Cuando Irina, cuya procedencia ya es sabida, siguió a su pareja hasta Palamós, frustradas las aspiraciones de éste a entrar en la plantilla del Barça, a la vista de los escasos ingresos de Andrepas y de su incierto futuro en el terreno deportivo, decidió buscar trabajo en alguno de los prestigiosos prostíbulos de la zona, y pronto lo encontró en El Asombro de Damasco, ya conocido de los agentes y también de los lectores, si de aquel episodio guardan memoria.
Del ejercicio de su nueva profesión Irina no tenía quejas: mientras el negocio fuera próspero, y no había razón para pensar que no iba a serlo hasta el fin de los tiempos, la empresa trataba bien a las empleadas; por su parte, la clientela, formada por caballeros de buena posición, guardaba en todo momento una actitud respetuosa; la mayoría tenía estudios superiores, por lo que su proceder era cohibido y sus preferencias se inclinaban más hacia la conversación que hacia otras cosas: a la hora de quejarse y fanfarronear no se cortaban un pelo; en cambio, era habitual la disfunción eréctil, y cada año se producían entre dos y tres infartos. Andando el tiempo, sin embargo, Irina descubrió que El Asombro de Damasco era un remanso de paz en medio de un infierno. Si bien el negocio era floreciente en una comarca fronteriza y dedicada al turismo y al ocio, los establecimientos de primera categoría, tranquilos y dotados de buenas instalaciones, eran los menos. Los más eran antros insalubres, donde se amontonaban y trabajaban en régimen de esclavitud mujeres procedentes de los cinco continentes; unas habían ido a parar allí atraídas por engaños, secuestradas por traficantes y piratas o vendidas por parientes desalmados; otras, huyendo de la guerra, del hambre, de matrimonios forzados u otros infortunios; no tenían documentación, estaban expuestas a enfermedades y malos tratos por parte de organizaciones criminales y rufianes violentos que no se detenían ante ningún tipo de atropello, incluido el asesinato. Ellas, por su parte, no tenían posibilidad alguna de defensa, porque frente a aquella situación apenas visible para la población, las autoridades adoptaban una actitud apática, temerosas de desencadenar un conflicto que redundara en violencia y, de resultas de ello, en una merma de los atractivos turísticos de la región: si las mafias y los delincuentes resolvían sus asuntos a puerta cerrada, las autoridades estaban dispuestas a mirar hacia otro lado.

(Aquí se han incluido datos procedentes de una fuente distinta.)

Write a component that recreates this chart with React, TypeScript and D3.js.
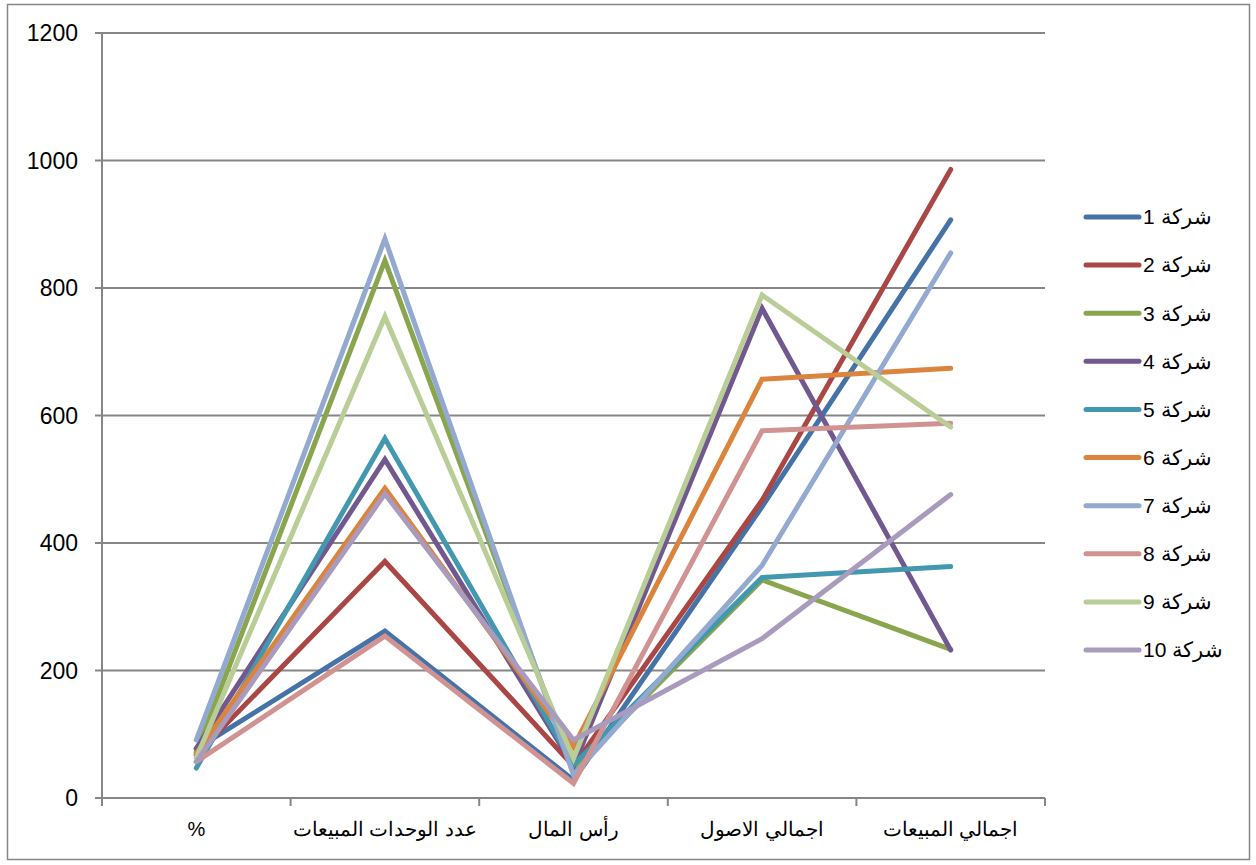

La constatación de aquel panorama atroz soliviantó a Irina por partida doble: por su innato sentido de la justicia y por su natural solidaridad con las mujeres de su misma profesión.
—¡Es intolerable, Andrepas! ¡En pleno siglo de la informática! —exclamó.
—Veo lógica en tu planteamiento —respondió Andrepas después de escuchar el espeluznante relato de su compañera: trabajar en el sector de la hostelería le había enseñado a no llevar nunca la contraria y a no dar nunca la razón.
—Por suerte —dijo ella—, aquí estamos tú y yo, para poner coto a este desafuero.
Andrepas se mostró igual de dúctil pero más cauto.
—No veo cómo —dijo.
—Yo tampoco —admitió Irina—. Lo importante, por ahora, es tener las ideas claras. Por supuesto, no podemos acabar con este tráfico inicuo. Pero algo podemos hacer, si no por todas esas desgraciadas, al menos por unas cuantas. Mejor eso que nada.